** BEGIN **

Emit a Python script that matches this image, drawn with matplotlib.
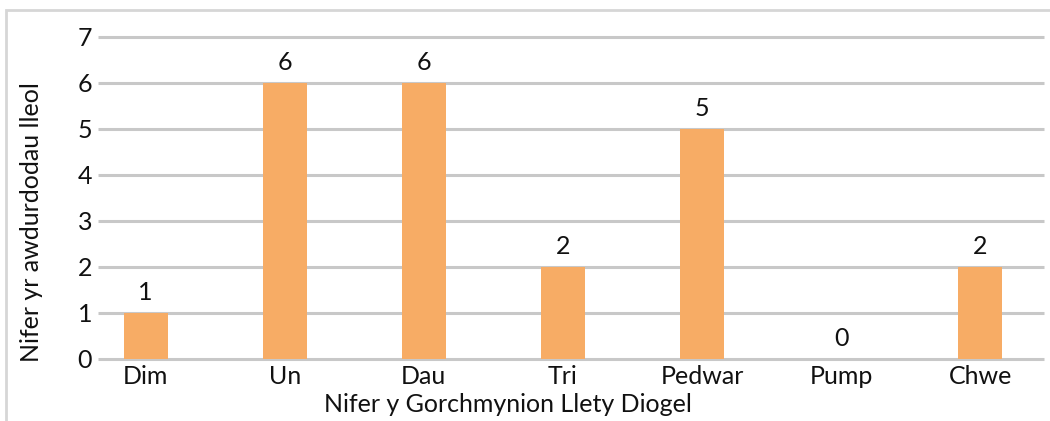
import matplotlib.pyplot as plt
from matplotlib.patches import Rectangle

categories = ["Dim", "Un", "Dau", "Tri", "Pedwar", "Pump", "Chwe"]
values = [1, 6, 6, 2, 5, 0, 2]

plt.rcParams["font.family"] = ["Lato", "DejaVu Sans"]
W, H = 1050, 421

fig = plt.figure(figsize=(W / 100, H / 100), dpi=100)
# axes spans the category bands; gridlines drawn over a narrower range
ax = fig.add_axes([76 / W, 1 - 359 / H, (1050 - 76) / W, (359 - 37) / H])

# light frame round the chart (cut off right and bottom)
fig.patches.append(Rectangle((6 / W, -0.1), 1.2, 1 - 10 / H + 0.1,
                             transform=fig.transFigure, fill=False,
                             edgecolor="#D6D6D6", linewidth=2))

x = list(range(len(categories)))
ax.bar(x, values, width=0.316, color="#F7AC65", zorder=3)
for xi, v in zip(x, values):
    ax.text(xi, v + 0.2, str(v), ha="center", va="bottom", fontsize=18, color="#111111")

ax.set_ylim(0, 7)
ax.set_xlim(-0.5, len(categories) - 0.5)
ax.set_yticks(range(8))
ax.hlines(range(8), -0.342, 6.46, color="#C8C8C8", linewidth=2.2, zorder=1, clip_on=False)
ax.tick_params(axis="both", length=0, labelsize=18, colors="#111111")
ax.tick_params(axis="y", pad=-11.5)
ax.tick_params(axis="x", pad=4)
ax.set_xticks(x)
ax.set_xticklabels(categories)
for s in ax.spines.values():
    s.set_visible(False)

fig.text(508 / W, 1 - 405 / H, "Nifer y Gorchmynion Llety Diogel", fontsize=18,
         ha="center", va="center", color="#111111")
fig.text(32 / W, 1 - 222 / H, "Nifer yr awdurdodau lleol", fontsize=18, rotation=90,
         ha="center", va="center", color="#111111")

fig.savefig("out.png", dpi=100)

** END **
** BEGIN **

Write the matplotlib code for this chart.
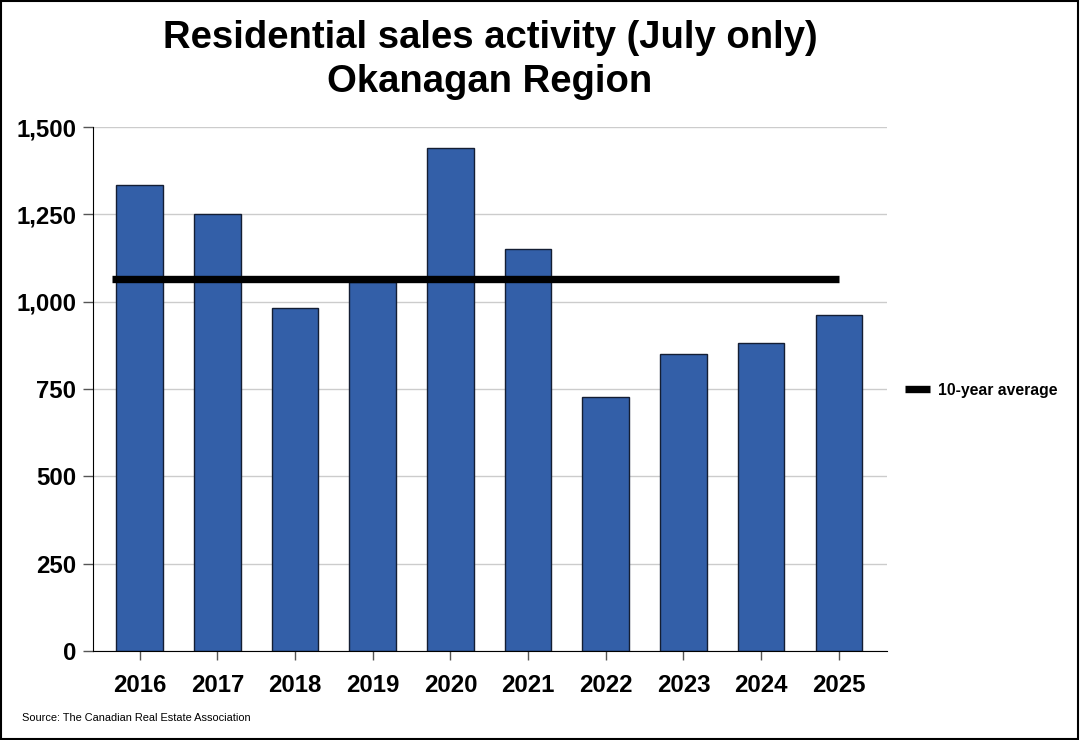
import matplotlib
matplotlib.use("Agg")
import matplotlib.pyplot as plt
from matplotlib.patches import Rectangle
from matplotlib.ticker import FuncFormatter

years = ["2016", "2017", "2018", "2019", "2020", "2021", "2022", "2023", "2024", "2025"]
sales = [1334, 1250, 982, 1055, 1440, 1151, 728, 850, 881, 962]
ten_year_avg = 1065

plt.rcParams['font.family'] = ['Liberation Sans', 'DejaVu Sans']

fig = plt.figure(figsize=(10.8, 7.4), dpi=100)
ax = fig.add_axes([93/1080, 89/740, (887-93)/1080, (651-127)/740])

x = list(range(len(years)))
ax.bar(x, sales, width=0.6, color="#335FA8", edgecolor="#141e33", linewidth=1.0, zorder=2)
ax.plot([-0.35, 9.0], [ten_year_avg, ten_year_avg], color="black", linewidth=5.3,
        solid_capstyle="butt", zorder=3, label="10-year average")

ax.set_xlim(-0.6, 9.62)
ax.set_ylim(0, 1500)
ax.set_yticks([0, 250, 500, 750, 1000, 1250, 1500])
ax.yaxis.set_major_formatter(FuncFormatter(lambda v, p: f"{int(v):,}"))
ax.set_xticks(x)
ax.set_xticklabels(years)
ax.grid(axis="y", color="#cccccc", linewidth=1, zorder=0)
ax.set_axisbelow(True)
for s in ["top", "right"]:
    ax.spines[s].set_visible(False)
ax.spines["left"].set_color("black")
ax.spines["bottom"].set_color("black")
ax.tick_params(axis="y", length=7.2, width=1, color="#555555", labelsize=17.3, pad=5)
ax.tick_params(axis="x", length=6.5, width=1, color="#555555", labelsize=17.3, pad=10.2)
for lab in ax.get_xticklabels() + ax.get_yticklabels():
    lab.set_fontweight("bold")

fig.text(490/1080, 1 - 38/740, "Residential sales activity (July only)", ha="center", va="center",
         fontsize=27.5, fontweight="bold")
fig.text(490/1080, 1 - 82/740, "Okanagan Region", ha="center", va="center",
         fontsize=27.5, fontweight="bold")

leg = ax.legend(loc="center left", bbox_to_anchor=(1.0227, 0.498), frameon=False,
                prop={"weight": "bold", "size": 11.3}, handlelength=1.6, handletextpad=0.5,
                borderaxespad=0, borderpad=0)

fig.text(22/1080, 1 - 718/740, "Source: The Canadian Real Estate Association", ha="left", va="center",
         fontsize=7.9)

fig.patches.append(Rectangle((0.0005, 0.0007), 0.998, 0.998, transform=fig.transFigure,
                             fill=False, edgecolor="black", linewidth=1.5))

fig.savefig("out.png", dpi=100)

** END **

**Exercise task:** Give again, word for word, only the lines starting at the line with "Write the matplotlib code for this chart." and ending at the line with "from matplotlib.ticker import FuncFormatter", keeping both end lines; pictures stay out.

**Complete output:**
Write the matplotlib code for this chart.
import matplotlib
matplotlib.use("Agg")
import matplotlib.pyplot as plt
from matplotlib.patches import Rectangle
from matplotlib.ticker import FuncFormatter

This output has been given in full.